The tube was removed, and Douglas knew that he could still count on Patterson’s help for the next phase of his recovery.

“She counseled me on how to relearn to eat, what to eat and how to do it safely,” Douglas said. “Today, I am able to eat, though I’m still building up to dry foods like breads. Pancakes, hot dogs, dark chicken, eggs—all on the menu. I have 80 percent of my energy back and I know Stephanie will be there to help me regain some of the 40 pounds I lost, whenever I need her.”

A dietitian’s role in cancer care

“The very detailed knowledge we gain through the oncology nutrition specialty offers powerful ways to help patients outsmart cancer struggles,” Patterson said. “Even if we can’t eliminate symptoms or side effects, we can work hard to fight them. Nutrition plays a huge role in the journey, on many levels.”

It turns out, Patterson explained, that cancer-preventive nutrition, cancer-specific nutrition (i.e. colon cancer versus breast cancer) and post-chemotherapy nutrition vary greatly in focus.

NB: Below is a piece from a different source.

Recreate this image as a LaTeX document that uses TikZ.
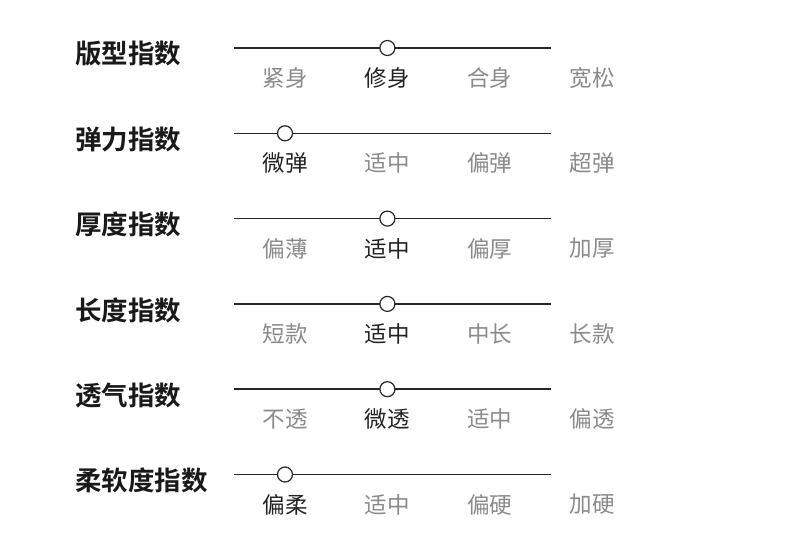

“If you know surgery lies ahead, we may want to beef up your protein levels to sustain you after the surgery,” she said. “If you lose part of your intestines or stomach to cancer, you must learn a whole new way of eating. If you are going through chemo, you may have sores in your mouth that makes eating painful. If you need a bone marrow transplant, food safety becomes absolutely critical. These are examples of the details we understand and can help you address.”